I believe strongly as Paul Jatau wrote that it is time to wake up. ‘That is why all sane Nigerians must stand up to correct all of the unfortunate happenings in our country today. We must work to entrench law and order, not the selective amnesia that is our lot today. We must take exception to rules being applied differently when someone or a part of the divide is affected. That is why we must condemn the statements coming from Mr. Garba Shehu for being one sided and bias. The presidency should not be reduced to commenting only when ‘our own is affected’ he must be made to understand that it is this kind of comments that have served as a drag on the development of our country. Every wrong should be treated as such and should not be coloured’.
Given what happened, let’s know that we are ‘mourning humans, no matter the shape of their language and creed. A corpse has neither religion nor ethnicity, what it needs is justice.’ But beyond any sentiments, Nigerians should ‘empathize with the bereaved in both attacks and carpet the system that (has) enabled this cycle of killings and reprisals’.

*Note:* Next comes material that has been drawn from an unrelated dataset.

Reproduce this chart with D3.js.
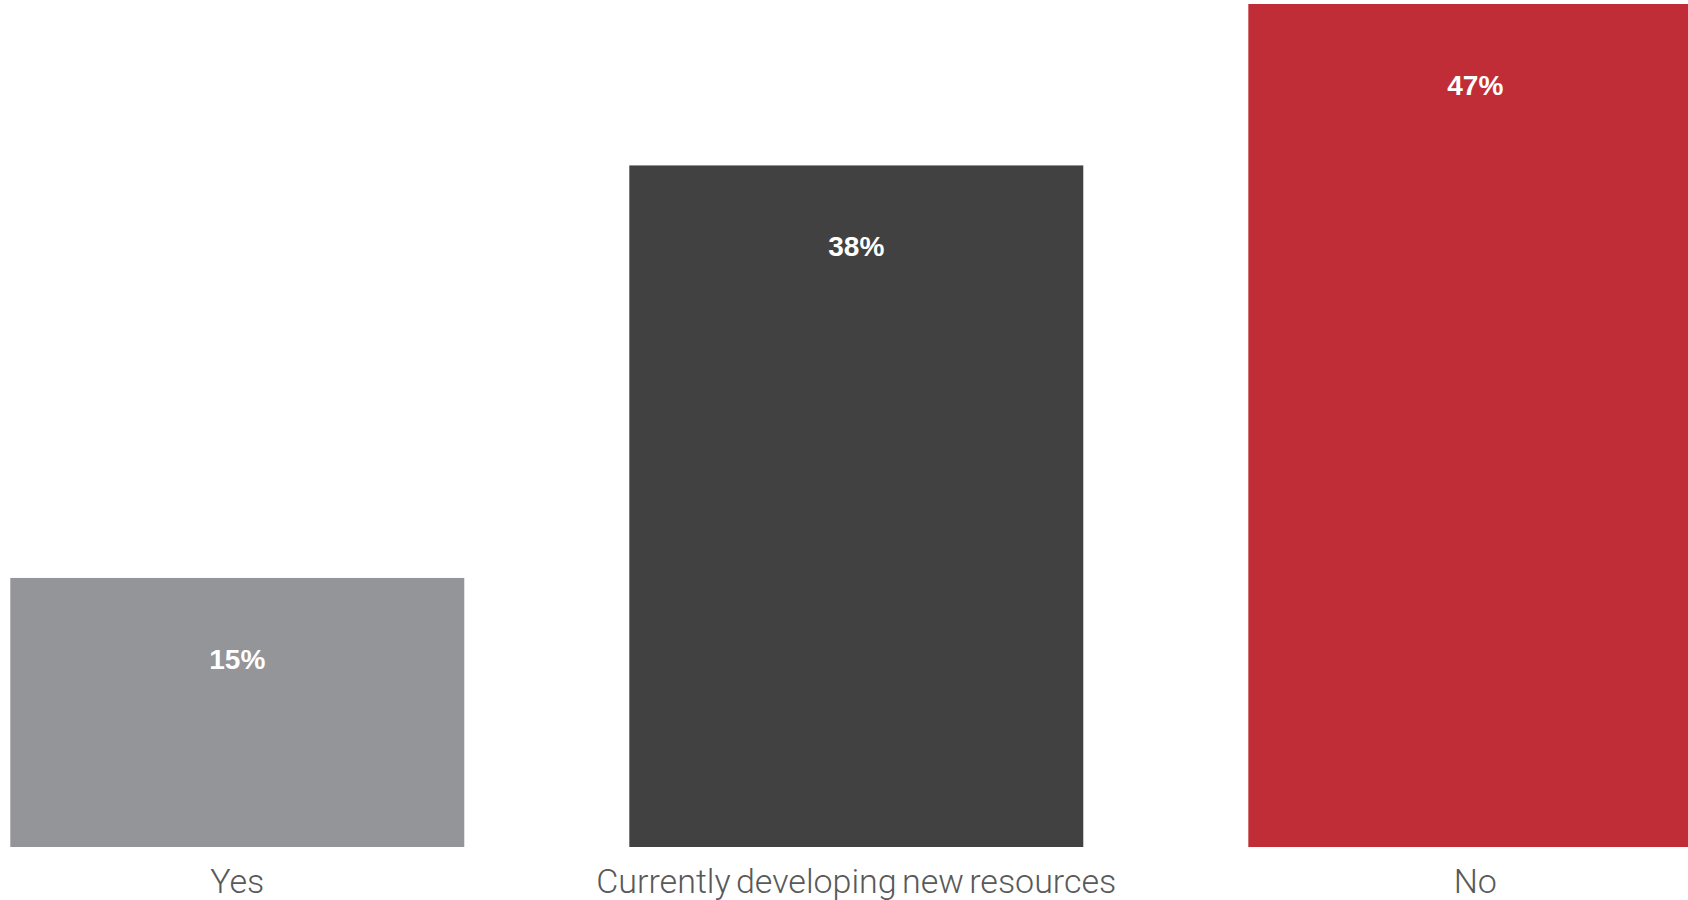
<!DOCTYPE html>
<html>
<head>
<meta charset="utf-8">
<script src="https://cdn.jsdelivr.net/npm/d3@7"></script>
<style>
  html, body { margin: 0; padding: 0; background: #ffffff; overflow: hidden; }
  svg { display: block; }
</style>
</head>
<body>
<div id="chart"></div>
<script>
// Survey responses: share of respondents per answer
const categories = ["Yes", "Currently developing new resources", "No"];
const values = [15, 38, 47];
const barColors = ["#949599", "#414141", "#c12d37"];

const width = 1688, height = 900;

const svg = d3.select("#chart").append("svg")
  .attr("width", width)
  .attr("height", height);

// Band scale: three equal columns, the last one runs past the right edge
const x = d3.scaleBand()
  .domain(categories)
  .range([10.3, 1702.3])
  .paddingInner(0.2666)
  .paddingOuter(0);

const y = d3.scaleLinear()
  .domain([0, 47])
  .range([847, 4]);

const data = categories.map((c, i) => ({ category: c, value: values[i], color: barColors[i] }));

// Bars
svg.append("g").selectAll("rect")
  .data(data)
  .join("rect")
  .attr("x", d => x(d.category))
  .attr("y", d => y(d.value))
  .attr("width", x.bandwidth())
  .attr("height", d => y(0) - y(d.value))
  .attr("fill", d => d.color);

// Value labels inside the top of each bar
svg.append("g").selectAll("text")
  .data(data)
  .join("text")
  .attr("x", d => x(d.category) + x.bandwidth() / 2)
  .attr("y", d => y(d.value) + 91)
  .attr("text-anchor", "middle")
  .attr("fill", "#ffffff")
  .style("font-family", "'Liberation Sans', Arial, sans-serif")
  .style("font-weight", "bold")
  .style("font-size", "28px")
  .text(d => d.value + "%");

// Category axis labels below the bars
const xAxis = d3.axisBottom(x).tickSize(0).tickPadding(0);
const axisG = svg.append("g")
  .attr("transform", `translate(0, ${y(0)})`)
  .call(xAxis);
axisG.select(".domain").remove();
axisG.selectAll(".tick text")
  .attr("y", 46)
  .attr("dy", 0)
  .attr("fill", "#595959")
  .style("font-family", "Roboto, 'Liberation Sans', sans-serif")
  .style("font-weight", "300")
  .style("font-size", "34px")
  .style("word-spacing", "-3px");
</script>
</body>
</html>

Frustration is the language of those who feel unattended to over time. Whatever atrocities they commit may come as a result of their frustration. Injustice drives people to do crazy things, they may regret after; which is why once governments get complacent, the outcome tells on people’s attitude and activities.
There are ungoverned spaces security presence is not felt, which government must occupy. The state can come out with ideas on how these spaces can be occupied as was done at the Falgore forest in Kano State.
I believe that peace is achievable in Plateau State. The state has engaged the youth and women with different social programmes apart from those of the federal government. There are many youth on the streets, however; and more importantly, it has to be recognized that government cannot continue to assuage and keep reacting without the provision of those things needed to make life better.
Presently, state and security personnel are out in the cold making efforts to fish out the perpetrators of the killings on Rukuba road. We shall require of them: ‘They should not forget to also go back to Irigwe land and indeed all other flashpoints in the state with the same speed, resources and determination to unravel the forces that have ravaged those societies for so long so that justice would also be extended to them. Peace is well entrenched only when justice is equitably dispensed’.
If anything, they should not stop there, the students of the University of Jos, who were killed within the week, deserve justice. Their killers should not be left to roam about freely, let them serve the punishment prescribes by law. Nothing more!